White House offers choice that's no choice at all
In his Sunday address to those graduating this summer from Royal University of Law and Economics in Phnom Penh, Cambodia, Cambodian Prime Minister Hun Sen cautioned the country's younger generation about the risks being created by the North Atlantic Treaty Organization's expansion into the Asia-Pacific region.
The Cambodian leader warned that the geopolitical struggles among the major powers are becoming increasingly fierce, and the South China Sea in particular is emerging as a hot spot arena. Some NATO countries have announced that they will send warships to Southeast Asia, which poses a threat to regional security and the AUKUS nuclear submarine deal has triggered an arms race in the region.
To some extent, Hun Sen has voiced the common concerns of the Association of Southeast Asian Nations, as none of its members is willing to be caught in the "competition" between Washington and Beijing in the region and beyond. At the Shangri-La Dialogue in Singapore last week, leaders of many Southeast Asian countries, including Indonesia and Singapore, said that they don't want to see a "new Cold War" or be forced to choose sides between China and the US.
Although the US claims it supports ASEAN's "centrality" in regional affairs, it only pays lip service to that, as the series of pacts and initiatives in trade, technology, security and development it has laid out for regional countries are just tools it is using to force them to open their markets and accept its rules.
The US does not provide any favorable, or even equitable, treatment in return. For instance, the US demands the other parties to the "Indo-Pacific" Economic Framework for Prosperity open up their markets to US companies, and requires them to accept US standards and criteria in trade and technology, but it does not grant the other parties any reciprocal rights.
And if the ASEAN members display any hesitancy toward acquiescing to the US' demands they are soon shown who is the boss.

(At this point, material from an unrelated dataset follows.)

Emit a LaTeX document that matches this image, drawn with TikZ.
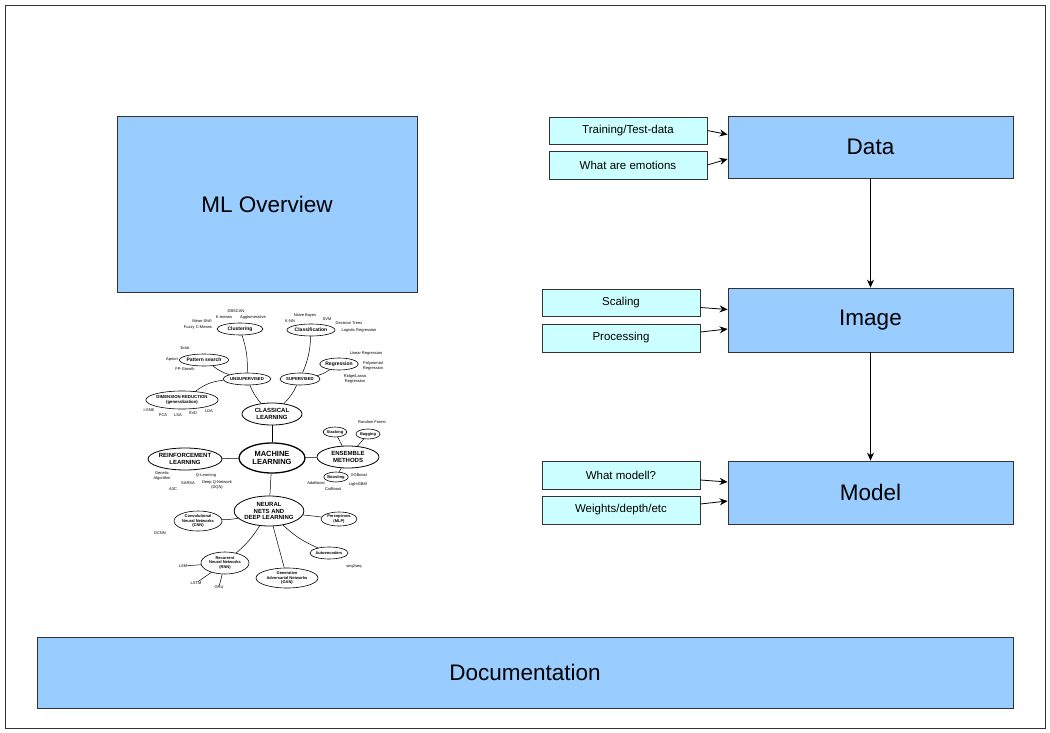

In other words, the US is forcing them to make an us-or-Beijing choice, and allowing no "strategic autonomy" or "neutrality".
Hun Sen's remarks also drive home the point that it is the US and its gang that are responsible for the militarization of the Asia-Pacific region, and make clear which country is trying to maintain its hegemony in the region at the expense of others and which country is acting to protect the common interests of the region.